The House passed the bill, which dictates policy for every aspect of the Defense Department, on Thursday with a 270-156 vote. The Senate is expected to take up the bill next week.
But even if Congress passes the bill, the president has promised to veto it over a mechanism to skirt spending caps.
The National Defense Authorization Act matches the president’s requested level of $612 billion, but does so by putting $89 billion in a war fund not subject to spending caps.
Defense Secretary Ash Carter said he supports the president’s promise to veto the bill over funding, noting that the war fund does not allow for multi-year budget planning and leaving the caps in place for domestic agencies is problematic for groups that work with the military, such as the Department of Homeland Security or the CIA.
Michael O’Hanlon, a national security expert at the Brookings Institution, said funding the military through what critics call a budget gimmick is better than vetoing the bill and forcing lawmakers to fund the Pentagon at sequestration levels through a continuing resolution. Also, the Pentagon cannot begin new programs under the resolution.
“I don’t like the veto, and the resort to a [continuing resolution], and the lower spending level implied by all that,” O’Hanlon said. “My preference would have been a Ryan-Murray style compromise or even the higher numbers with the Republican [war fund] approach.”
But fully funding the military without using the overseas contingency operations budget can’t be solved with the policy bill alone, said Justin Johnson, a senior policy analyst for defense budgets at the Heritage Foundation.

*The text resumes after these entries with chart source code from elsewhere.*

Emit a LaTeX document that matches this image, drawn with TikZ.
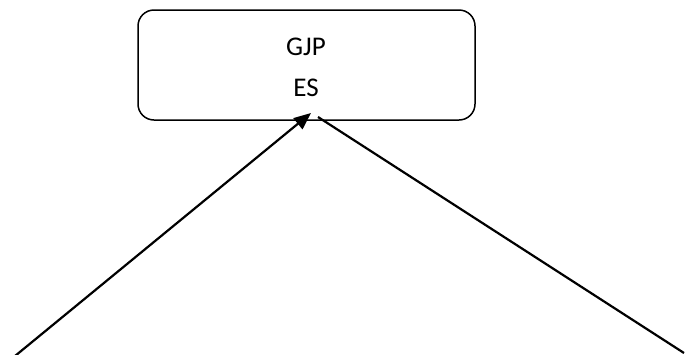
\documentclass[tikz,border=0pt]{standalone}
\usepackage{fontspec}
\setmainfont{Carlito}
\usetikzlibrary{arrows.meta}
\begin{document}
\begin{tikzpicture}[x=1pt,y=-1pt,
  roundbox/.style={draw, line width=1.5pt, rounded corners=16pt, minimum width=337pt, minimum height=110pt, inner sep=0pt},
  label/.style={font=\fontsize{27}{41}\selectfont, align=center},
  link/.style={line width=2.2pt}]
  \useasboundingbox (0,0) rectangle (685,354);
  \node[roundbox] (box) at (306.5,65) {};
  \node[label] (txt) at (306,67) {GJP\\ES};
  \coordinate (leftend) at (15,356);
  \coordinate (rightend) at (684,353);
  \coordinate (tip) at (311,113);
  \coordinate (start) at (318,117);
  \draw[link, -{Triangle[length=17pt,width=14pt]}] (leftend) -- (tip);
  \draw[link] (start) -- (rightend);
\end{tikzpicture}
\end{document}
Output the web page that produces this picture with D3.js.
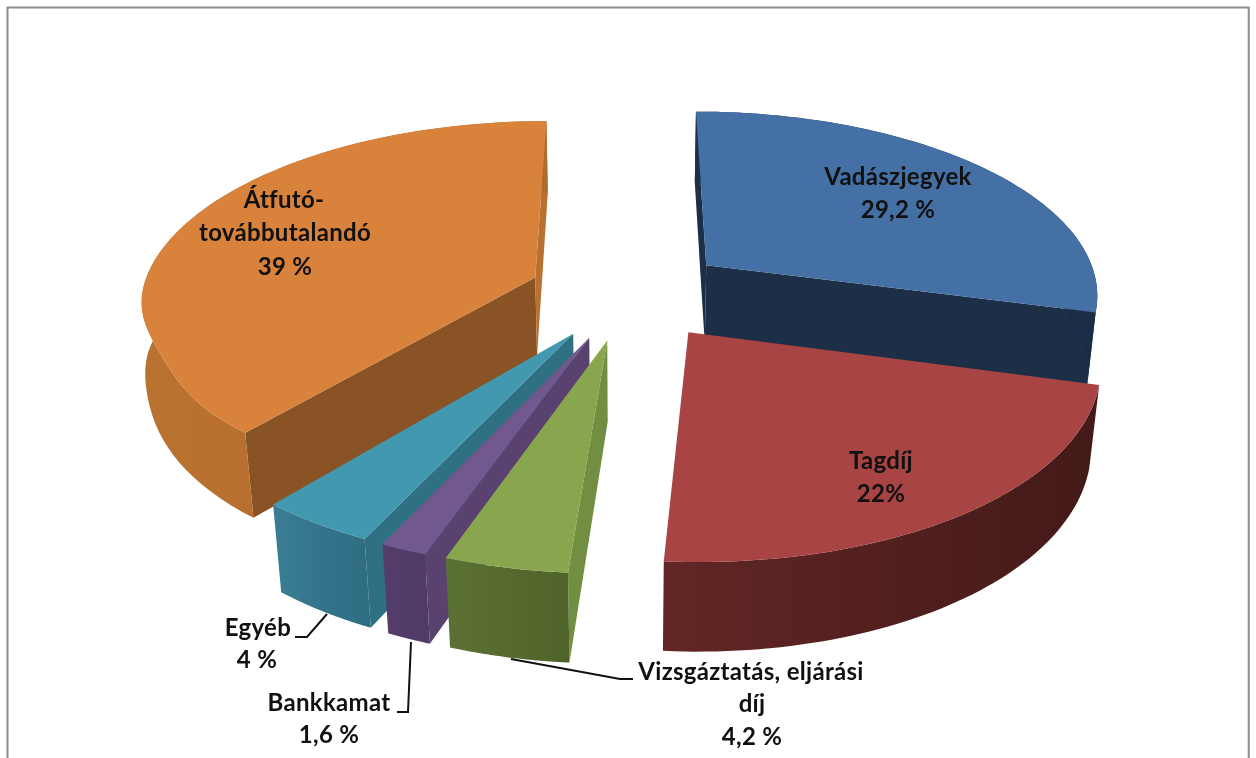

“It’s tough to see a way for Congress to redo the NDAA without having some larger budget deal,” Johnson said. “This could leave the NDAA in limbo.”
Congress has a couple options if the president sends lawmakers back to the drawing board on the bill: Reach a broader budget deal that undoes sequestration for the entire government and put the war fund money back into the base budget; or adjust the deal to slash military funding to stay under the budget caps, Johnson said.
“In theory, Congress could just redo NDAA at sequestration levels, but I don’t think there would be a lot of interest or support in doing that, even from the president,” Johnson said.
If Obama vetoes the bill, essential priorities, such as paying troops, will continue since they were included in the continuing resolution Congress passed last week that extends funding through Dec. 11.
But other national security priorities could lapse if Congress is unable to pass a bill that the president will sign on time for the first time in more than 50 years.
As an example, some prohibitions on transferring detainees from Guantanamo Bay set in last year’s defense bill could expire and make it easier to send prisoners to other countries.
That doesn’t mean the doors of Gitmo will be flung open if the president doesn’t sign an NDAA, however, Johnson said. Some transfer restrictions are also included in defense appropriations or continuing resolution language and would remain as long as those bills were passed, he said.
Sen. John McCain, R-Ariz., pointed out that the defense bill authorizes policy but does not appropriate any dollars, making it the wrong place to have a fight over the budget.
“If the president vetoes the NDAA, at this time of mounting global threats, he will be prioritizing politics and process over the security of our nation and the well-being of our armed forces,” McCain said.
But O’Hanlon said an inability to get a bill passed will not “affect the calculations of foreign adversaries too much.”
A presidential veto of the annual defense bill is rare but not unprecedented. A president has vetoed the bill four times in its more than 50-year history over different provisions including funding for Nimitz-class aircraft carriers and missile defense policy, according to House Armed Services Committee records. Most recently, Congress supported the president vetoing the bill in 2008 over the interpretation of a provision on Iraq.
In each of those examples, however, the president vetoed the bill over a specific policy issue, Johnson said.
“This would be first time vetoing for an issue unconnected to defense,” he said.